WE normally plumb a DW through the side of the sink cabinet. If you need to make it free standing or in an area far from the sink you will need to plumb from below into the basement or crawlspace. A 
dw fits in a 24" void in the cabinet run. The counter top floats over it. We need to post a more specific question as to what you still need to understand.


----------



## tribe_fan (May 18, 2006)

Going with KBSparkies idea - can the dishwasher be put to the top right of the drawing ?
You would need a 24 inch opening - and frame with 2x4 so the 1 1/2 inch side is facing forward. That way the frame is only an additional 3 . (for a total of 27). 

You would need to choose a top that would match the existing - ( or a butcher block) . You can buy side panels for the right side of the dishwasher. 

You could also replace the counter top to extend it.

If there is not room to the right I guess I don't understand how you would put it where the fridge is - where will it go ?

Is a portable an option ?


----------



## gsk3 (Jan 24, 2009)

tribe_fan said:


> Going with KBSparkies idea - can the dishwasher be put to the top right of the drawing ?
> You would need a 24 inch opening - and frame with 2x4 so the 1 1/2 inch side is facing forward. That way the frame is only an additional 3 . (for a total of 27).
> 
> You would need to choose a top that would match the existing - ( or a butcher block) . You can buy side panels for the right side of the dishwasher.
> ...


I like the 2x4's on the side idea, as that helps with the space. Was figuring on a butcher block countertop over the dw. Replacing the countertop sounds like a pain. Also, to extend the countertop, we would have to move the stove to where the fridge is now, which means moving the over-stove fan over, which means messing with the cabinets above the stove, which rapidly becomes a huge pain.
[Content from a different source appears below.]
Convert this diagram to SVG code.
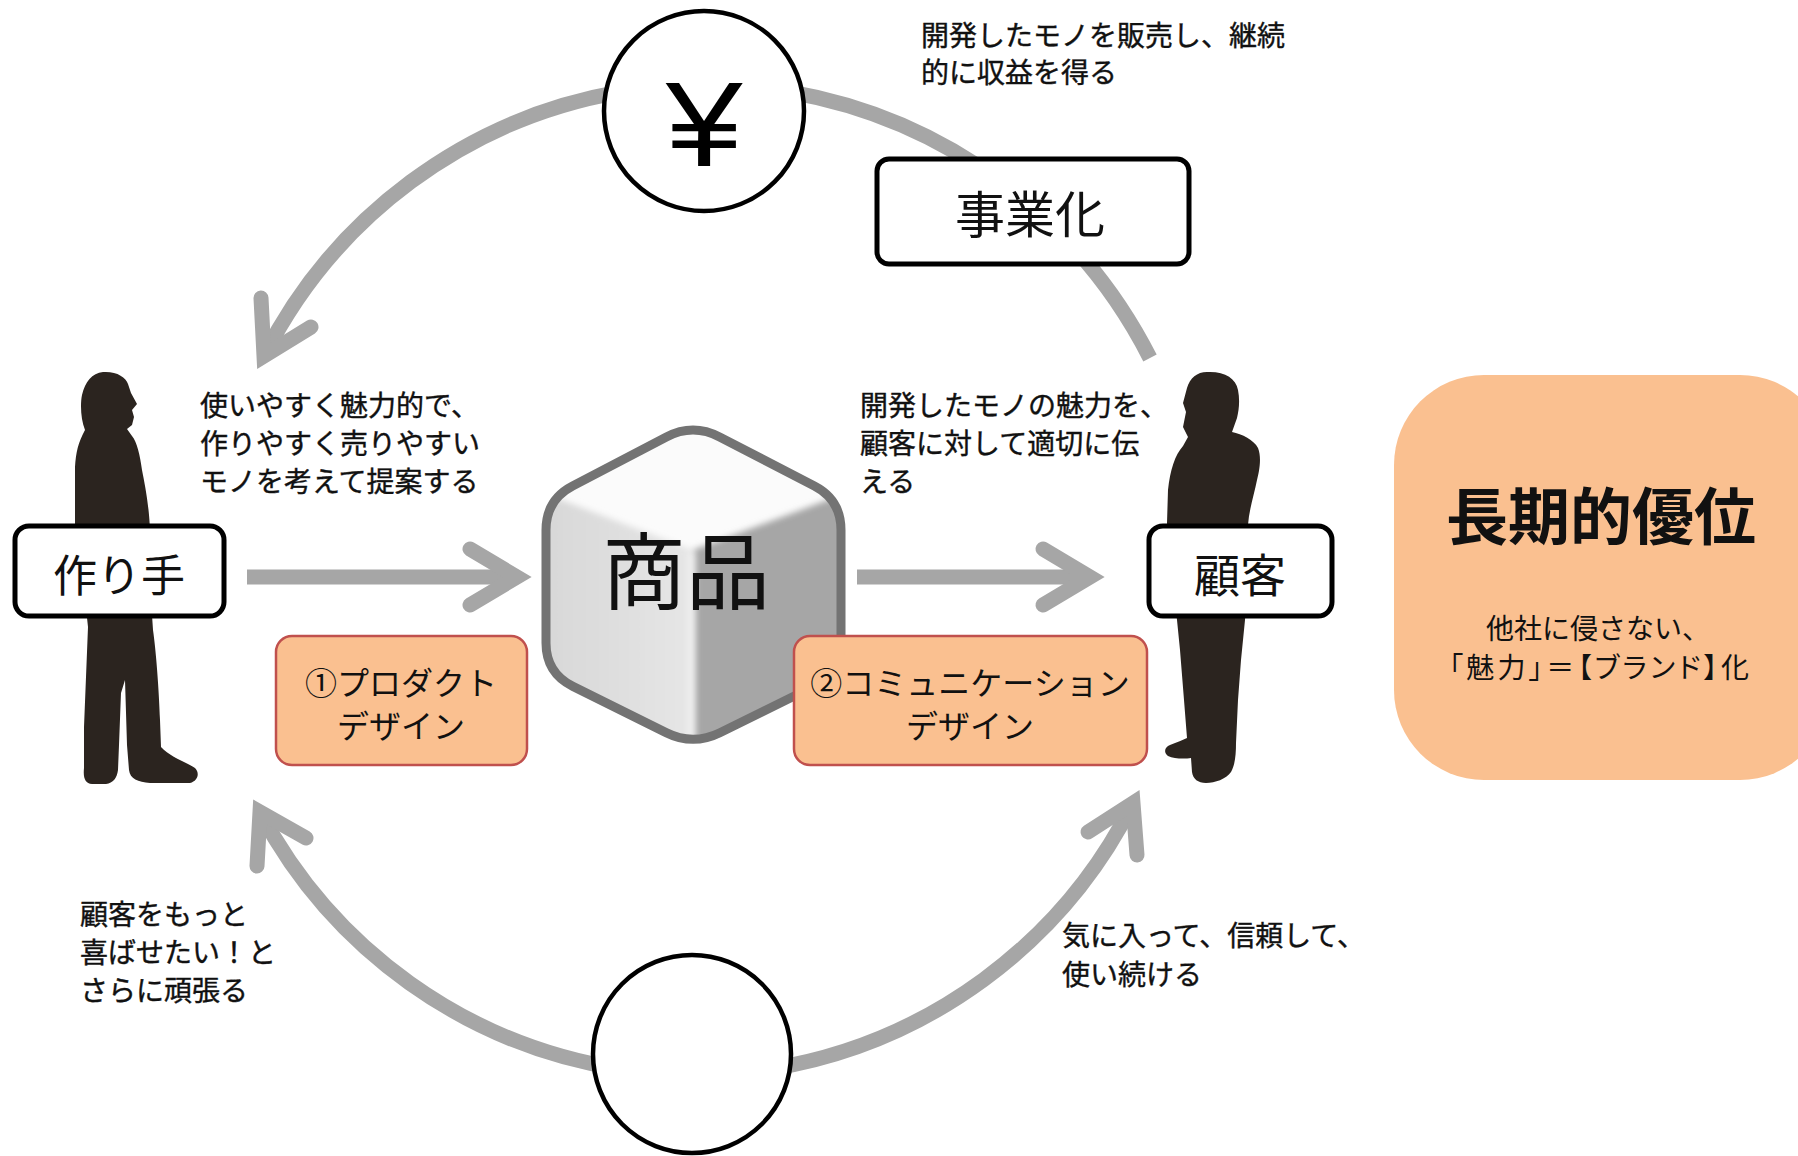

The fridge can be moved to where the big cart currently is, and the cart swung around the corner.

A portable is definitely an option, and may well be what we end up with. I'd rather do it right and install it permanently, though, as it will look nicer.


----------



## Blondesense (Sep 23, 2008)

gsk3 said:


> A portable is definitely an option, and may well be what we end up with. I'd rather do it right and install it permanently, though, as it will look nicer.


We used to have a portable dishwasher. It came with the house. 
It was noisy and awkward, and it took over the kitchen when in use. Not to mention you couldn't use the sink while it was running. IMHO it was more trouble than it was worth and I rarely used it.
We had a hard time giving it away. 

If you are seriously considering a portable I would suggest looking for a good used one instead of paying new prices as you may very well end up unsatisfied with it too. Also make sure it is compatible with your faucet.


----------



## gsk3 (Jan 24, 2009)

Blondesense said:


> We used to have a portable dishwasher. It came with the house.


I rented a place with a portable once. It wasn't terrible, but it was noisy and cut off the sink during use. If we wind up going with that option, we'll likely get it plumbed in so we can use the sink at the same time. But of course, if we're getting it plumbed in we might as well get it permanently installed.


----------